Blair to request manual recount of all paper ballots

Elrich won Democratic primary for county executive race by 35 votes

This story was updated at 4:40 p.m. Aug. 15, 2022, to include updated information about when the recount could begin.

Challenger David Blair plans on requesting a manual recount of all paper ballots cast in the Democratic primary for Montgomery County executive, according to a campaign spokesperson.

County Executive Marc Elrich beat challenger David Blair, a businessman, by 35 votes in the July 19 primary, according to the results certified Saturday by the county Board of Elections. The results were certified after county election workers canvassed an additional 102 provisional ballots found last week

- Advertisement -

According to state law, Blair’s campaign has three days to submit a petition to the county elections board to request the recount. Aaron Kraut, a spokesman for Blair’s campaign, wrote Monday in a text that Blair will submit the recount petition at noon Tuesday. 

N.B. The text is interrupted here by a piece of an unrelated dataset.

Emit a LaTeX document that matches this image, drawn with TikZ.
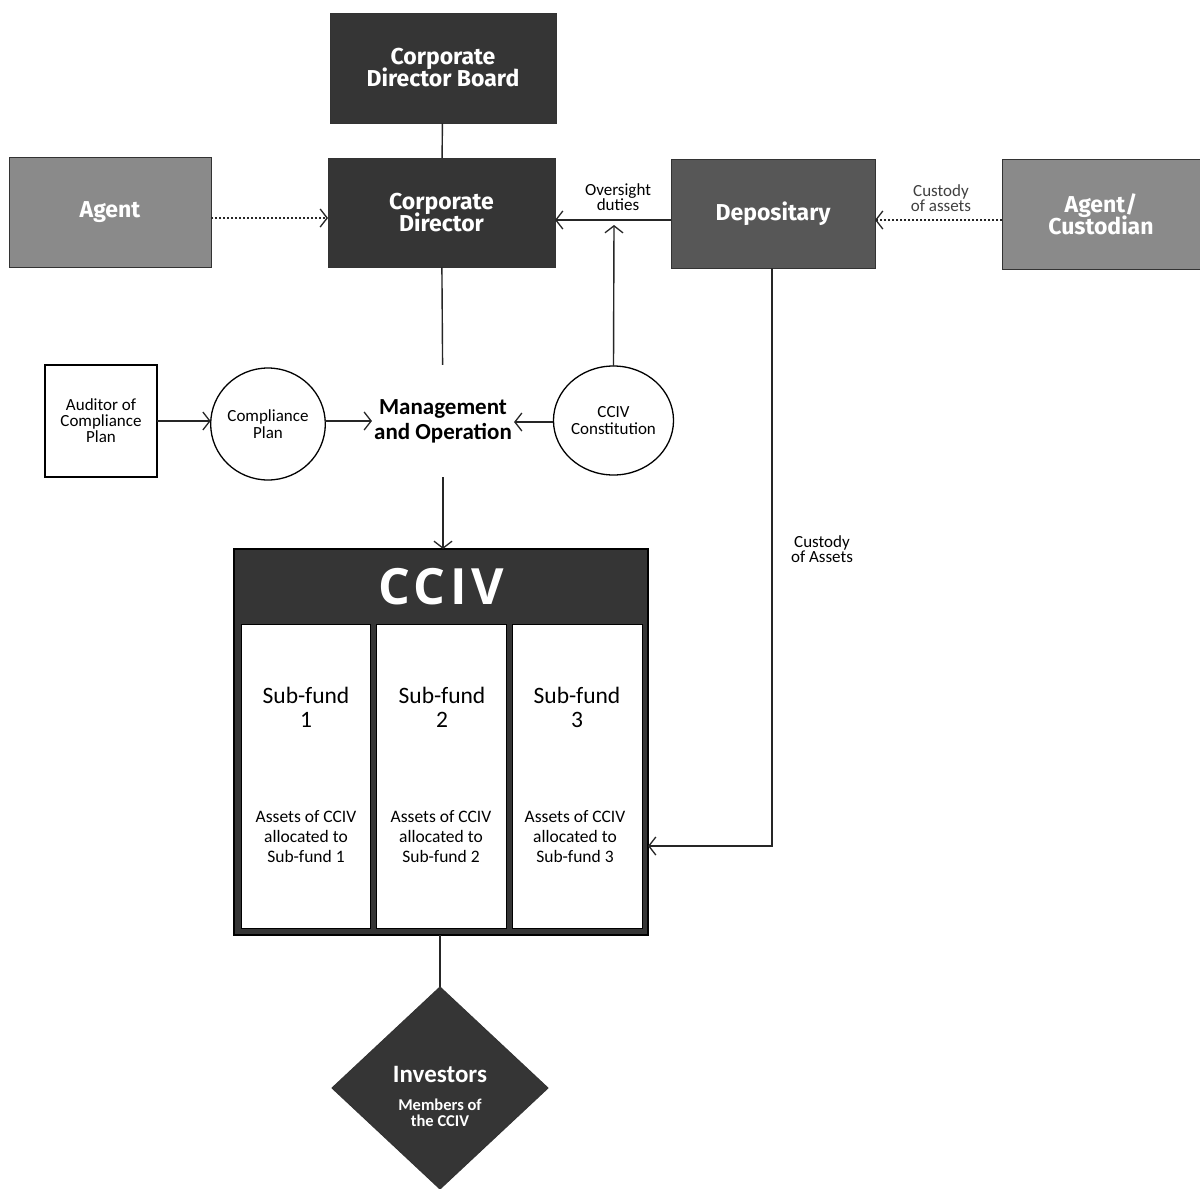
\documentclass[tikz,border=0pt]{standalone}
\usepackage{fontspec}
\setmainfont{Carlito}
\newfontfamily\fira{Fira Sans}
\newfontfamily\ccivfont[LetterSpace=9]{Open Sans}
\usetikzlibrary{arrows.meta,shapes.geometric}
\definecolor{darkfill}{HTML}{353535}
\definecolor{midfill}{HTML}{575757}
\definecolor{lightfill}{HTML}{8A8A8A}
\tikzset{
  box/.style={draw=black!80, line width=1pt, inner sep=0pt, outer sep=0pt, align=center,
    text=white, font=\fira\bfseries\fontsize{23}{25}\selectfont},
  circ/.style={ellipse, draw=black, line width=1.3pt, inner sep=0pt, outer sep=0pt, align=center,
    font=\fontsize{17}{17}\selectfont},
  arr/.style={-{Straight Barb[length=7pt,width=18pt,line width=1.3pt]}, line width=1.4pt, draw=black!85},
  dotarr/.style={arr, dash pattern=on 1.8pt off 2.2pt, line width=1.8pt},
  plain/.style={line width=1.4pt, draw=black!85},
  lbl/.style={align=center, font=\fontsize{17}{15}\selectfont, inner sep=0pt},
  sub/.style={align=center, font=\fontsize{23.5}{24}\selectfont, inner sep=0pt},
  assets/.style={align=center, font=\fontsize{17.5}{20}\selectfont, inner sep=0pt},
  col/.style={draw=black, line width=1pt, fill=white, inner sep=0pt, outer sep=0pt, minimum height=304pt}
}
\begin{document}
\begin{tikzpicture}[x=1pt,y=-1pt]
\path[use as bounding box, fill=white] (0,0) rectangle (1200,1189);

% top boxes
\node[box, fill=darkfill, minimum width=226pt, minimum height=110pt] (cdb) at (443,68) {Corporate\\[-3pt]Director Board};
\node[box, fill=darkfill, minimum width=227pt, minimum height=109pt] (cd) at (441.5,212.5) {Corporate\\[-3pt]Director};
\node[box, fill=lightfill, minimum width=202pt, minimum height=110pt] (agent) at (110,212) {Agent};
\node[box, fill=midfill, minimum width=204pt, minimum height=109pt] (dep) at (773,213.5) {Depositary};
\node[box, fill=lightfill, minimum width=198pt, minimum height=110pt] (cust) at (1101,214) {Agent/\\[-3pt]Custodian};

% middle row
\node[draw=black, line width=1.2pt, minimum width=112pt, minimum height=112pt, inner sep=0pt, outer sep=0pt,
      align=center, font=\fontsize{17}{16}\selectfont] (aud) at (101,421) {Auditor of\\Compliance\\Plan};
\node[circ, minimum width=110pt, minimum height=112pt] (comp) at (268,424) {Compliance\\Plan};
\node[circ, minimum width=112pt, minimum height=109pt] (const) at (613.5,420.5) {CCIV\\Constitution};
\node[align=center, font=\bfseries\fontsize{23}{25}\selectfont, inner xsep=2pt, inner ysep=0pt, minimum height=112pt] (mgmt) at (443,421) {Management\\and Operation};

% CCIV block
\node[draw=black, line width=1.5pt, fill=darkfill, minimum width=414pt, minimum height=386pt, inner sep=0pt, outer sep=0pt] (cciv) at (441,742) {};
\node[text=white, font=\ccivfont\bfseries\fontsize{50}{50}\selectfont, inner sep=0pt] (ccivt) at (441,587) {CCIV};
\node[col, minimum width=129pt] (sf1) at (305.5,776) {};
\node[col, minimum width=130pt] (sf2) at (441,776) {};
\node[col, minimum width=130pt] (sf3) at (577,776) {};
\node[sub] (s1) at (306,707) {Sub-fund\\1};
\node[sub] (s2) at (442,707) {Sub-fund\\2};
\node[sub] (s3) at (577,707) {Sub-fund\\3};
\node[assets] (a1) at (306,837) {Assets of CCIV\\allocated to\\Sub-fund 1};
\node[assets] (a2) at (441,837) {Assets of CCIV\\allocated to\\Sub-fund 2};
\node[assets] (a3) at (575,837) {Assets of CCIV\\allocated to\\Sub-fund 3};

% investors
\node[diamond, fill=darkfill, draw=black!80, line width=1pt, minimum width=216pt, minimum height=202pt, inner sep=0pt, outer sep=0pt] (inv) at (440,1088) {};
\node[text=white, font=\bfseries\fontsize{25}{26}\selectfont, inner sep=0pt] (invt) at (440,1074) {Investors};
\node[text=white, align=center, font=\bfseries\fontsize{16.5}{16}\selectfont, inner sep=0pt] (invs) at (440,1113) {Members of\\the CCIV};

% labels
\node[lbl] (ovl) at (618,197) {Oversight\\duties};
\node[lbl, text=black!75] (cal) at (941,198) {Custody\\of assets};
\node[lbl] (cal2) at (822,549) {Custody\\of Assets};

% coordinates
\coordinate (ovtip) at (614,225);
\coordinate (custin) at (cciv.east |- 0,846);

% connectors
\draw[plain] (cdb) -- (cd);
\draw[dotarr] (agent.east |- 0,218) -- (cd.west |- 0,218);
\draw[arr] (dep.west |- 0,220) -- (cd.east |- 0,220);
\draw[dotarr] (cust.west |- 0,220) -- (dep.east |- 0,220);
\draw[arr] (const.north) -- (ovtip);
\draw[plain] (cd) -- (mgmt);
\draw[arr] (aud) -- (comp.west |- aud);
\draw[arr] (comp.east |- 0,421) -- (mgmt.west |- 0,421);
\draw[arr] (const.west |- 0,422) -- (mgmt.east |- 0,422);
\draw[arr] (mgmt) -- (cciv.north -| mgmt);
\draw[arr] (dep.south -| 772,0) |- (custin);
\draw[plain] (cciv.south -| inv) -- (inv.north);
\end{tikzpicture}
\end{document}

Kraut added that Blair plans on requesting “a manual recount of voted paper ballots involved in the recount,” one of the options outlined by the State Board of Elections. Alysoun McLaughlin, the county’s acting election director, wrote in a text message on Monday that the Board of Elections won’t have enough members for a quorum to begin the recount until Friday, Aug. 19.

In the county executive race in 2018 — a contest in which Elrich beat Blair by 77 votes — Blair requested a partial recount that included some polling places. That recount involved absentee (now called mail-in) and provisional ballots, along with ballots from early voting at Potomac Community Recreation Center and Election Day voters at a Clarksburg polling place. About 15,200 ballots were involved.

Because of the greater scope of this recount, the process will likely take longer than the 2018 recount, which was completed in a day. In total, more than 140,000 ballots were cast in the county executive race. It’s unclear how many were paper, but given the number of provisional, mail-in ballots, and overall number of people who voted in this year’s primary, there will be tens of thousands more ballots involved in the recount. 

McLaughlin has said she doesn’t know how long a recount will take, but that she has requested staff help for a minimum of three days from county election boards in neighboring jurisdictions.